今回、再盤の話で盛り上がる一方で、ドニーは、これまで父にかけた迷惑を取り返すべく焦り始める。再盤のアルバムはみるみるネットで広がり、ニューヨークタイムズなどの取材も入る。ジョーも再びドラムを叩くがドニーはジョーのドラムに満足できなかった。ドニーは、ドラムをしているナンシーらを呼んで脇を固める。そんな時、マットはシアトルのショウボックスでのライブを提案してくる。それは十代に頃のドニーとジョーの夢の舞台でもあった。しかしドニーはさらにプレッシャーを感じていく。日々の練習でつい厳しい言い方でジョーを責めたが、ナンシーがドニーを慰める。
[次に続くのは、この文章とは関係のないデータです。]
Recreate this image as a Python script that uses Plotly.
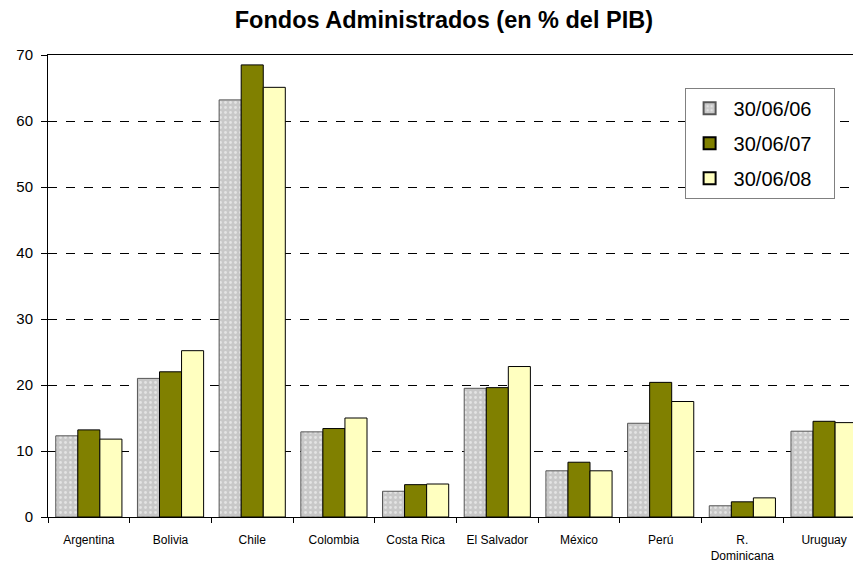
import plotly.graph_objects as go

categories = ["Argentina", "Bolivia", "Chile", "Colombia", "Costa Rica",
              "El Salvador", "México", "Perú", "R.<br>Dominicana", "Uruguay"]
s2006 = [12.3, 21.0, 63.2, 12.9, 3.9, 19.5, 7.0, 14.2, 1.7, 13.0]
s2007 = [13.2, 22.0, 68.5, 13.4, 4.9, 19.6, 8.3, 20.4, 2.3, 14.5]
s2008 = [11.8, 25.2, 65.1, 15.0, 5.0, 22.8, 7.0, 17.5, 2.9, 14.3]
series_names = ["30/06/06", "30/06/07", "30/06/08"]
y_ticks = [0, 10, 20, 30, 40, 50, 60, 70]

pad = "\u00a0\u00a0\u00a0"

fig = go.Figure()
fig.add_trace(go.Bar(
    x=categories, y=s2006, name=series_names[0] + pad, legendgroup="a",
    marker=dict(color="#c8c8c8", line=dict(color="#555555", width=1),
                pattern=dict(shape=".", fgcolor="#ffffff", bgcolor="#c8c8c8",
                             size=5, solidity=0.25)),
))
fig.add_trace(go.Bar(
    x=categories, y=s2007, name=series_names[1] + pad, legendgroup="b",
    marker=dict(color="#808000", line=dict(color="#000000", width=1)),
))
fig.add_trace(go.Bar(
    x=categories, y=s2008, name=series_names[2] + pad, legendgroup="c",
    marker=dict(color="#ffffc0", line=dict(color="#000000", width=1)),
))

# the page body has an 8px margin, so the figure is sized to fit the window
fig.update_layout(
    width=853, height=557,
    margin=dict(l=40, r=1, t=47, b=48, autoexpand=False),
    paper_bgcolor="white", plot_bgcolor="white",
    font=dict(family="Liberation Sans, Arial, sans-serif", color="black"),
    title=dict(text="<b>Fondos Administrados (en % del PIB)</b>",
               x=0.511, xanchor="center", y=0.978, yanchor="middle",
               font=dict(size=23.5, color="black")),
    barmode="group", bargap=0.19, bargroupgap=0,
    legend=dict(x=0.784, y=0.929, xanchor="left", yanchor="top",
                bgcolor="white", bordercolor="#808080", borderwidth=1,
                font=dict(size=20), tracegroupgap=6,
                itemsizing="constant", itemwidth=38),
)
fig.update_xaxes(
    range=[-0.5, 9.44], showline=True, linecolor="black", linewidth=1,
    mirror=True, ticks="outside", tickson="boundaries", ticklen=5,
    tickcolor="black", tickfont=dict(size=12), showgrid=False,
    automargin=False, ticklabelstandoff=12,
)
fig.update_yaxes(
    range=[0, 70], tickvals=y_ticks, showline=True, linecolor="black",
    linewidth=1, mirror=True, ticks="outside", ticklen=6, tickcolor="black",
    tickfont=dict(size=15), showgrid=True, gridcolor="black", gridwidth=1,
    griddash="dash", zeroline=False, automargin=False, ticklabelstandoff=5,
)

fig.write_html("out.html")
やがてショウボックスでの舞台も無事終わり両親も大喜びするが、演奏後の楽屋でドニーはジョーを罵倒する程にきつい言葉を浴びせてしまう。後日、ドニーは実家にやってくる。あの後の父の姿を見るためだったが、十代の頃は、次々と曲が浮かんだのに今は全く浮かばないと父に話し、父はどんな時も味方だからと励ます。ドニーはジョーのところへ行き謝るが、ジョーは、ドニーに言われたことも素直に受けていること、十代のあの頃がとにかく楽しかったと抱き合う。そして時が流れ、今はジョーの頭もすっかり髪の毛がなくなりそれでもドニーとステージで演奏する姿があった。すっかり年老いた両親はこの日も客席で二人の息子の姿を微笑んで見ていた。こうして映画は終わり。
実話をもとにした人間ドラマですが、主役から脇役に至るまで温かい人間味に溢れていて映画に温もりを感じます。十代の頃と現代を何度も交錯させ、時にオーバーラップした映像などを盛り込んで凝った作りになっているのですが、細かいシーンの連続がいつのまにか心の中で一つにつながっていく感覚がとにかく心地よくて胸に迫ります。いい映画だったなあとため息してしまう作品だった。